Five Reasons Machine Learning Is Moving to the Cloud
Amazon Web Services turned a lot of heads recently when it launched a machine learning platform aimed at making predictive analytics applications easy to build and run, joining cloud juggernauts Microsoft and Google with similar ML offerings. It turns out the cloud is very well-suited for this critical type of big data workload. Here are five reasons why.
1. Machine Learning Is Everywhere
If predictive analytics is the killer app for big data, then machine learning is the technological heart powering that killer app. Whether you’re aiming to leverage your big data to stop fraudulent transactions, reduce customer churn, fight cybercriminals, or make product recommendations, machine learning algorithms are the keys to creating models of what happened in the past, so you can use new data to predict what happens next.
Machine learning is nothing new; the field has been around for decades. But thanks to a confluence of events—including the ever-increasing amount of processing power, the growing sophistication of analytic software, and most important of all, the huge amounts of data available to train and feed predictive models—the need for, and the benefits of, machine learning have never been greater.
2. The Cloud’s Super Gravity
The cloud is like the Death Star: The more workloads it sucks in, the cheaper it gets for all cloud customers, and the harder it is to ever get away. Consider that Amazon Web Services (AWS) has between 2.4 million and 5.6 million servers installed in about 90 data centers across the world, according to a 2014 EnterpriseTech story, and is adding enough server capacity every day to support Amazon.com’s entire ecommerce operation circa 2004.
Cloud services like AWS’ S3 and Microsoft’s Azure make it very cheap to store all kinds of data—including log data, mobile data, and data generated by cloud-based apps like Salesforce and Workday. When it comes time to running analytics on that data, the economics of the matter make it difficult to justify landing it back down on earth.
3. Statistics Is Really Hard
When the cloud-based machine learning company called BigML was launched in 2011, the only way to do advances analytics was to buy an expensive stats package like SAS or IBM‘s SPSS or use the emerging open source tools like R.
“Machine learning and predictive analytics aren’t new,” BigML vice president of business development Andrew Shikiar tells Datanami. “But the only alternative in the past was to buy some SAS for your quants and have them do machine learning. Instead of buying SAS or putting R on your desktop, users can just log into BigML…and use an array of algorithms that we’ve introduced to the platform.”
BigML has attracted more than 17,000 users over the past four years, and has more than 200 paying clients, making it one of biggest providers of cloud-based machine learning software whose name isn’t Amazon, Google, Microsoft, or IBM.
4. ML Workloads Are Highly Variable
The actual underlying computational requirements for machine learning vary depending on where you are in the machine learning lifecycle.

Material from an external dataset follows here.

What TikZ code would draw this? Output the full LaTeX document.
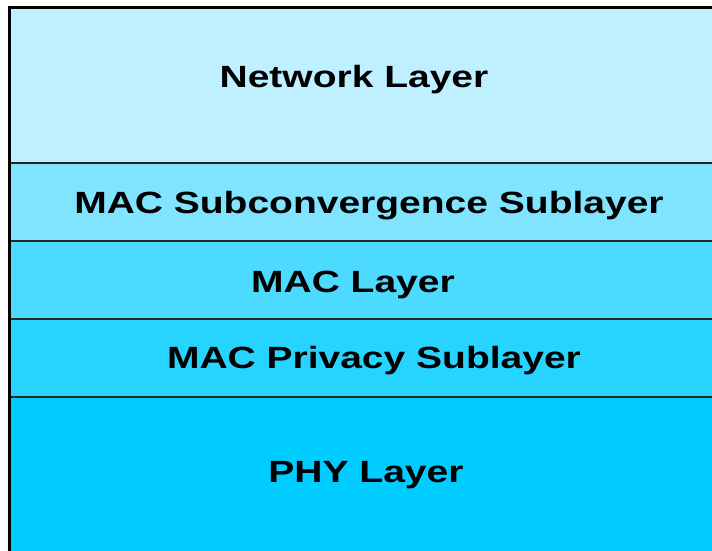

When you’re training (or retraining) your models, you may need a large amount of processing power, whereas actually running the models may not consume much resources at all. That variability makes the cloud a perfect place to park machine learning workloads, especially if the training data already lives on the cloud. Cloud providers like Amazon can quickly spin up virtual partitions to handle massive training sets, then turn them off when they’re no longer needed.
Consider the experience of Cisco. The computing device maker maintains an extensive collection of 60,000 “propensity to buy” (P2B) models, which it uses to predict sales of its products every quarter (we profiled Cisco in a January feature in Datanami).
Getting the necessary computer time was a challenge for Cisco’s data scientists, and as a result, it would often take several weeks to retrain the models every quarter. For a big company like Cisco, this type of delay between training and deploying ML models could result in millions in lost sales opportunities. While Cisco doesn’t run on the cloud (it adopted H20.ai to speed up its in-house ML environment), the company’s experience shows the importance of scalability in machine learning.
5. Data Scientists Are Still Unicorns
The shortage of data scientists has been well documented, in this publication and others. In response, universities have ramped up data science programs, and software companies have shifted into overdrive to abstract away the need for data scientists in the first place. While it’s debatable whether software can completely eliminate the need for data scientists, it’s undeniable that many data science activities previously done by highly trained PhDs will eventually be automated. We’re seeing many of these software offerings moved to the cloud
The combination of advanced analytics software and the availability of cheap processing power makes the cloud a perfect place to play with algorithms—as well as a great place for startups to ramp up their business models.
One of those startups, a Silicon Valley outfit called ForecastThis, yesterday announced that its MLSolver technology is now available via the cloud. “We’ve created a means by which data owners or experienced data scientists can now cut straight to the very best methods for their data,” says the company’s CTO and co-founder Justin Washtell. “There’s no longer an imperative to be an algorithm expert or to spend valuable time testing and comparing different algorithms.”
BigML’s Shikiar says being in the cloud gives him certain advantages over software companies developing on-prem solutions. “Working in the cloud is the easiest way to evolve the platform and service customers,” he says. “With the advent of cloud-based machine learning platforms…the need to roll your own algorithms may go by the wayside.”